> _REQUIRED TASK_
Every line that holds "with" should be shown.

> _DATA EXCERPTS_

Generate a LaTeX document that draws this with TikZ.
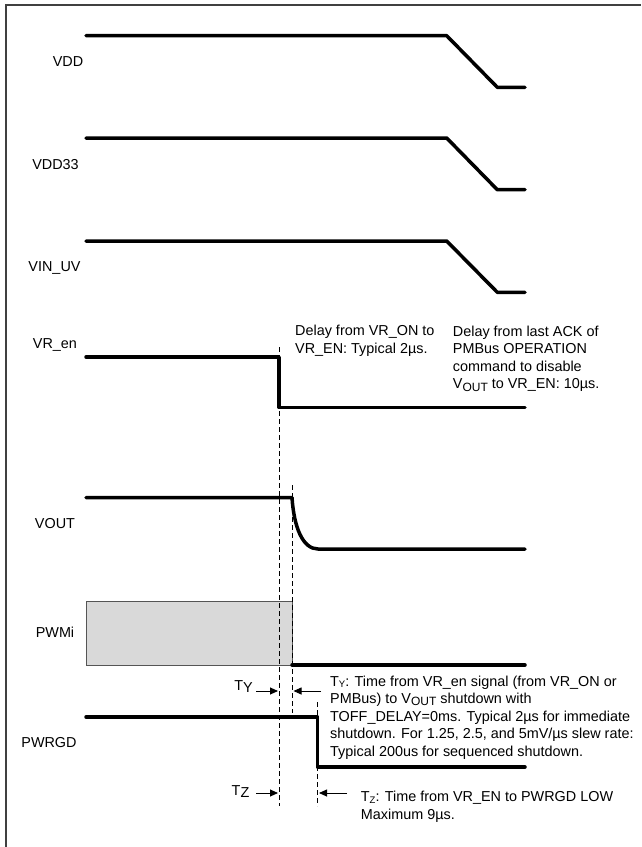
\documentclass[tikz,border=0pt]{standalone}
\usepackage{fontspec}
\setmainfont{Liberation Sans}
\usetikzlibrary{arrows.meta}
\definecolor{framegray}{HTML}{404040}
\definecolor{pwmfill}{HTML}{D9D9D9}
\definecolor{pwmedge}{HTML}{555555}
\newcommand{\lowtxt}[1]{\raisebox{-0.3ex}{\fontsize{12}{12}\selectfont #1}}
\newcommand{\subtxt}[1]{\raisebox{-0.2ex}{\fontsize{9.5}{10}\selectfont #1}}
\tikzset{
	wave/.style={line width=3.5pt, line cap=round, line join=round},
	dashline/.style={line width=0.9pt, dash pattern=on 5pt off 3pt},
	siglbl/.style={anchor=base, inner sep=0pt, font=\fontsize{14.4}{17.6}\selectfont},
	note/.style={anchor=base west, align=left, inner sep=0pt, font=\fontsize{14.4}{17.6}\selectfont},
	tarr/.style={-{Triangle[length=8pt, width=7pt]}, line width=0.9pt},
	pwmbox/.style={draw=pwmedge, fill=pwmfill, line width=0.8pt},
	frameline/.style={draw=framegray, line width=2pt}
}

\begin{document}
\begin{tikzpicture}[x=1pt, y=-1pt]
	\useasboundingbox (0,0) rectangle (641,847);
	\draw[frameline] (5.7,847) -- (5.7,5) -- (641,5);

	% signal names
	\node[siglbl] (vdd)   at (68,66.7)   {VDD};
	\node[siglbl] (vdd33) at (55.5,169.3) {VDD33};
	\node[siglbl] (vinuv) at (54.5,271.7) {VIN\_UV};
	\node[siglbl] (vren)  at (55,348.3)  {VR\_en};
	\node[siglbl] (vout)  at (55,528.3)  {VOUT};
	\node[siglbl] (pwmi)  at (55,637.7)  {PWMi};
	\node[siglbl] (pwrgd) at (49,747.7)  {PWRGD};

	% waveforms
	\draw[wave] (86,35.7) -- (446.7,35.7) -- (497.3,87.3) -- (525,87.3);
	\draw[wave] (86,138) -- (446.7,138) -- (497.3,189.7) -- (525,189.7);
	\draw[wave] (86,241) -- (446.7,241) -- (497.3,292.3) -- (525,292.3);
	\draw[wave] (86,357) -- (279,357) -- (279,407.5) -- (525,407.5);
	\draw[wave] (86,497.5) -- (292,497.5) .. controls (294,528) and (303,549) .. (318,549) -- (525,549);
	\draw[pwmbox] (86,601) rectangle (292,665);
	\draw[wave] (292,665) -- (525,665);
	\draw[wave] (86,717) -- (317.5,717) -- (317.5,767) -- (525,767);

	% timing marks
	\coordinate (en)  at (279,0);
	\coordinate (off) at (292,0);
	\coordinate (pg)  at (317.5,0);
	\draw[dashline] (279,347) -- (279,806);
	\draw[dashline] (292,485) -- (292,713);
	\draw[dashline] (317.5,702) -- (317.5,806);

	\node[inner sep=0pt, font=\fontsize{14.4}{17.6}\selectfont] (tyl) at (243.5,687) {T\raisebox{-2pt}{Y}};
	\node[inner sep=0pt, font=\fontsize{14.4}{17.6}\selectfont] (tzl) at (240.5,792) {T\raisebox{-2pt}{Z}};
	\coordinate (ty1) at (256,691);
	\coordinate (ty2) at (321,691);
	\coordinate (tz1) at (256,793);
	\coordinate (tz2) at (347,793);
	\draw[tarr] (ty1) -- ([xshift=-1pt]ty1 -| en);
	\draw[tarr] (ty2) -- ([xshift=1.5pt]ty2 -| off);
	\draw[tarr] (tz1) -- ([xshift=-1pt]tz1 -| en);
	\draw[tarr] (tz2) -- ([xshift=1.5pt]tz2 -| pg);

	% notes (anchored at the baseline of their last line)
	\node[note] (dly1) at (295,353.3) {Delay from VR\_ON to\\VR\_EN: Typical 2µs.};
	\node[note] (dly2) at (452.7,388.8) {Delay from last ACK of\\PMBus OPERATION\\command to disable\\V\lowtxt{OUT} to VR\_EN: 10µs.};
	\node[note] (tyn) at (330,756.4) {T\subtxt{Y}: Time from VR\_en signal (from VR\_ON or\\PMBus) to V\lowtxt{OUT} shutdown with\\TOFF\_DELAY=0ms. Typical 2µs for immediate\\shutdown. For 1.25, 2.5, and 5mV/µs slew rate:\\Typical 200us for sequenced shutdown.};
	\node[note] (tzn) at (360.7,819.3) {T\subtxt{Z}: Time from VR\_EN to PWRGD LOW\\Maximum 9µs.};
\end{tikzpicture}
\end{document}
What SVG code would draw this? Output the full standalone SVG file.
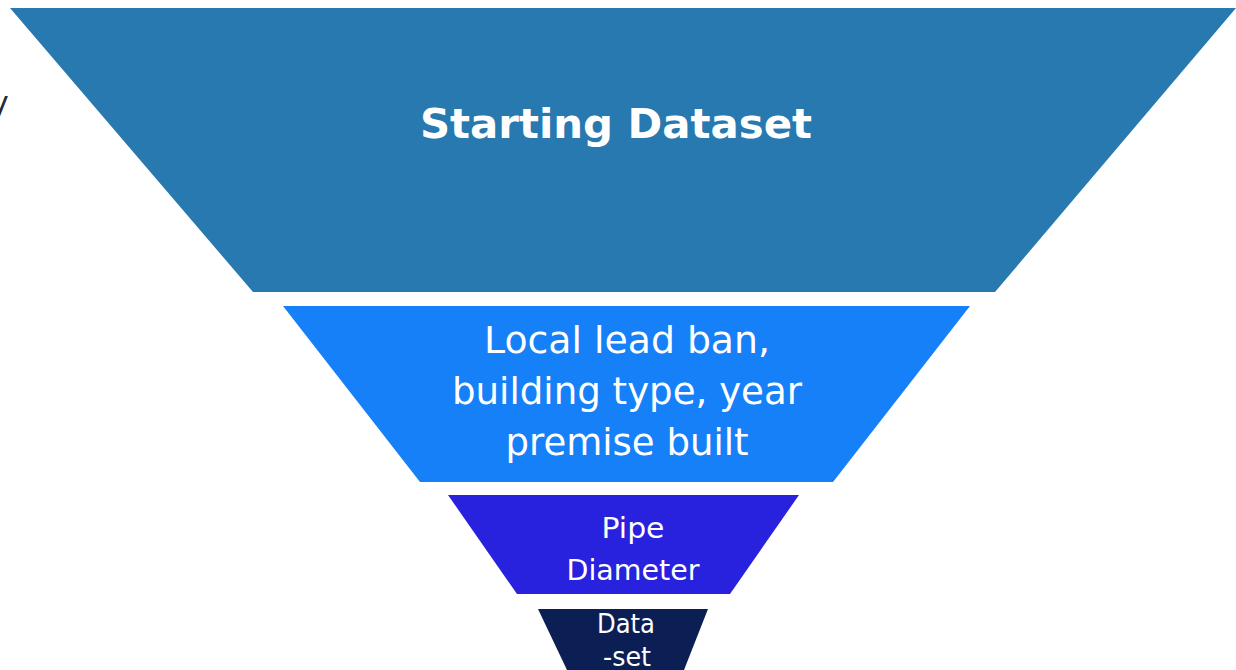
<svg xmlns="http://www.w3.org/2000/svg" width="1236" height="670" viewBox="0 0 1236 670">
<style>
.t{fill:#ffffff;font-family:"DejaVu Sans","Verdana","Liberation Sans",sans-serif;text-anchor:middle}
.b{font-weight:bold}
</style>
<rect width="1236" height="670" fill="#ffffff"/>
<text x="-9" y="113" font-family="DejaVu Sans, sans-serif" font-size="30" fill="#1f2a44">y</text>
<g id="starting-dataset">
<polygon points="10,8 1236,8 995,292 253,292" fill="#2779b0"/>
<text class="t b" x="616" y="138" font-size="40" textLength="392" lengthAdjust="spacingAndGlyphs">Starting Dataset</text>
</g>
<g id="local-lead-ban">
<polygon points="283,306 970,306 833,482 420,482" fill="#1680f8"/>
<text class="t" x="627" y="353" font-size="38" textLength="286" lengthAdjust="spacingAndGlyphs">Local lead ban,</text>
<text class="t" x="627" y="404" font-size="38" textLength="350" lengthAdjust="spacingAndGlyphs">building type, year</text>
<text class="t" x="627" y="455" font-size="38" textLength="243" lengthAdjust="spacingAndGlyphs">premise built</text>
</g>
<g id="pipe-diameter">
<polygon points="448,495 799,495 730,594 517,594" fill="#2822de"/>
<text class="t" x="633" y="538" font-size="29" textLength="63" lengthAdjust="spacingAndGlyphs">Pipe</text>
<text class="t" x="633" y="580" font-size="29" textLength="133" lengthAdjust="spacingAndGlyphs">Diameter</text>
</g>
<g id="dataset">
<polygon points="538,609 708,609 684,670 567,670" fill="#0b1f55"/>
<text class="t" x="626" y="633" font-size="26" textLength="58" lengthAdjust="spacingAndGlyphs">Data</text>
<text class="t" x="627" y="666" font-size="26" textLength="48" lengthAdjust="spacingAndGlyphs">-set</text>
</g>
<g id="connectors"></g>
</svg>
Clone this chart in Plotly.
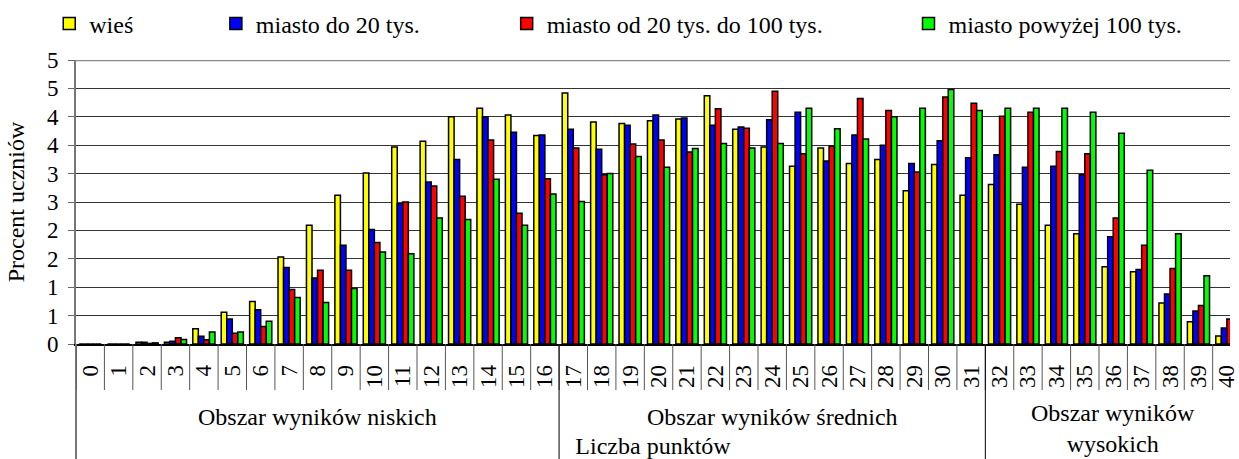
import plotly.graph_objects as go

# Score points 0..40 on the horizontal axis
points = [str(i) for i in range(41)]

# Percentage of students per score, by place of residence
wies = [0, 0, 0.03, 0.03, 0.27, 0.56, 0.75, 1.53, 2.09, 2.62, 3.01,
        3.47, 3.57, 4.00, 4.15, 4.03, 3.67, 4.42, 3.91, 3.88, 3.93,
        3.96, 4.37, 3.78, 3.47, 3.13, 3.45, 3.18, 3.25, 2.70, 3.16,
        2.62, 2.81, 2.46, 2.09, 1.94, 1.36, 1.27, 0.72, 0.39, 0.14]
miasto_do_20 = [0, 0, 0.03, 0.05, 0.135, 0.44, 0.605, 1.345, 1.163, 1.74, 2.015,
                2.47, 2.85, 3.25, 4.00, 3.73, 3.68, 3.78, 3.43, 3.85, 4.03,
                3.98, 3.85, 3.82, 3.95, 4.08, 3.22, 3.68, 3.50, 3.18, 3.58,
                3.28, 3.33, 3.11, 3.13, 2.98, 1.89, 1.31, 0.88, 0.58, 0.28]
miasto_20_100 = [0, 0, 0.01, 0.11, 0.076, 0.19, 0.31, 0.96, 1.30, 1.30, 1.786,
                 2.50, 2.78, 2.60, 3.59, 2.30, 2.91, 3.45, 2.98, 3.52, 3.59,
                 3.38, 4.14, 3.80, 4.45, 3.35, 3.48, 4.32, 4.11, 3.03, 4.35,
                 4.24, 4.01, 4.08, 3.39, 3.35, 2.22, 1.74, 1.33, 0.68, 0.44]
miasto_pow_100 = [0, 0, 0.02, 0.08, 0.21, 0.21, 0.40, 0.82, 0.73, 0.975, 1.62,
                  1.59, 2.22, 2.19, 2.90, 2.09, 2.64, 2.51, 3.00, 3.30, 3.11,
                  3.44, 3.53, 3.45, 3.53, 4.15, 3.79, 3.61, 4.00, 4.15, 4.48,
                  4.11, 4.15, 4.15, 4.15, 4.08, 3.71, 3.06, 1.94, 1.20, 0.62]

series_names = ["wieś", "miasto do 20 tys.", "miasto od 20 tys. do 100 tys.",
                "miasto powyżej 100 tys."]
series_values = [wies, miasto_do_20, miasto_20_100, miasto_pow_100]
series_colors = ["#FFFF00", "#0000FF", "#FF0000", "#00FF00"]

# Y ticks every half percent, labels rounded to whole numbers
y_tick_values = [0, 0.5, 1, 1.5, 2, 2.5, 3, 3.5, 4, 4.5, 5]
y_tick_text = ["0", "1", "1", "2", "2", "3", "3", "4", "4", "5", "5"]

# Score ranges grouped under the point labels
group_labels = ["Obszar wyników niskich", "Obszar wyników średnich",
                "Obszar wyników<br>wysokich"]
group_first = [0, 17, 32]
group_last = [16, 31, 40]

FONT = "Liberation Serif"
TXT = dict(family=FONT, size=24, color="black")

legend_ids = ["legend", "legend2", "legend3", "legend4"]
legend_x = [-0.0232, 0.1212, 0.3732, 0.7214]

fig = go.Figure()
for name, vals, col, lid in zip(series_names, series_values, series_colors, legend_ids):
    fig.add_trace(go.Bar(
        x=points, y=vals, name=name, legend=lid,
        marker=dict(color=col, line=dict(color="black", width=1.5)),
    ))

layout_legends = {}
for lid, lx in zip(legend_ids, legend_x):
    layout_legends[lid] = dict(
        x=lx, y=1.127, xanchor="left", yanchor="middle", orientation="h",
        bgcolor="rgba(0,0,0,0)", font=TXT,
    )

# depth of the score-label row and of the whole label area, in paper units
label_row = -0.162
label_area = -0.42

shapes = [
    # top frame line
    dict(type="line", xref="paper", yref="y", x0=0, x1=1, y0=5, y1=5,
         line=dict(color="#8a8a8a", width=2.5)),
    # left frame continues through the label rows
    dict(type="line", xref="paper", yref="paper", x0=0, x1=0, y0=0, y1=label_area,
         line=dict(color="#777777", width=2)),
]
# separators between the score labels
for i in range(len(points) + 1):
    shapes.append(dict(type="line", xref="x", yref="paper", x0=i - 0.5, x1=i - 0.5,
                       y0=0, y1=label_row, line=dict(color="#555555", width=1)))
# separators between score ranges
for last in group_last[:-1]:
    shapes.append(dict(type="line", xref="x", yref="paper", x0=last + 0.5, x1=last + 0.5,
                       y0=0, y1=label_area, line=dict(color="black", width=1)))

annotations = []
for lab, a, b in zip(group_labels, group_first, group_last):
    two_lines = "<br>" in lab
    annotations.append(dict(
        text=lab, x=(a + b) / 2, xref="x", y=-0.298 if two_lines else -0.257,
        yref="paper", xanchor="center", yanchor="middle", showarrow=False,
        font=TXT,
    ))

fig.update_layout(
    width=1239, height=459,
    margin=dict(l=76, r=0, t=60, b=115),
    paper_bgcolor="white", plot_bgcolor="white",
    barmode="group", bargap=0.22, bargroupgap=0,
    showlegend=True,
    shapes=shapes, annotations=annotations,
    font=TXT,
    **layout_legends,
)

fig.update_xaxes(
    type="category", categoryorder="array", categoryarray=points,
    range=[-0.5, 40.11],
    ticks="", tickangle=-90, ticklabelstandoff=10,
    tickfont=dict(family=FONT, size=23, color="black"),
    showgrid=False, showline=True, linecolor="black", linewidth=1.5,
    zeroline=False,
    title=dict(text="Liczba punktów", font=TXT, standoff=52),
)
fig.update_yaxes(
    range=[0, 5], tickvals=y_tick_values, ticktext=y_tick_text,
    ticks="outside", ticklen=6, tickcolor="#666666", ticklabelstandoff=5,
    tickfont=dict(family=FONT, size=23, color="black"),
    showgrid=True, gridcolor="#333333", gridwidth=1,
    showline=True, linecolor="#777777", linewidth=2, zeroline=False,
    title=dict(text="Procent uczniów", font=TXT, standoff=16),
)

fig.write_html("out.html")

> _FULL OUTPUT_
Generate a LaTeX document that draws this with TikZ.
	\node[note] (tyn) at (330,756.4) {T\subtxt{Y}: Time from VR\_en signal (from VR\_ON or\\PMBus) to V\lowtxt{OUT} shutdown with\\TOFF\_DELAY=0ms. Typical 2µs for immediate\\shutdown. For 1.25, 2.5, and 5mV/µs slew rate:\\Typical 200us for sequenced shutdown.};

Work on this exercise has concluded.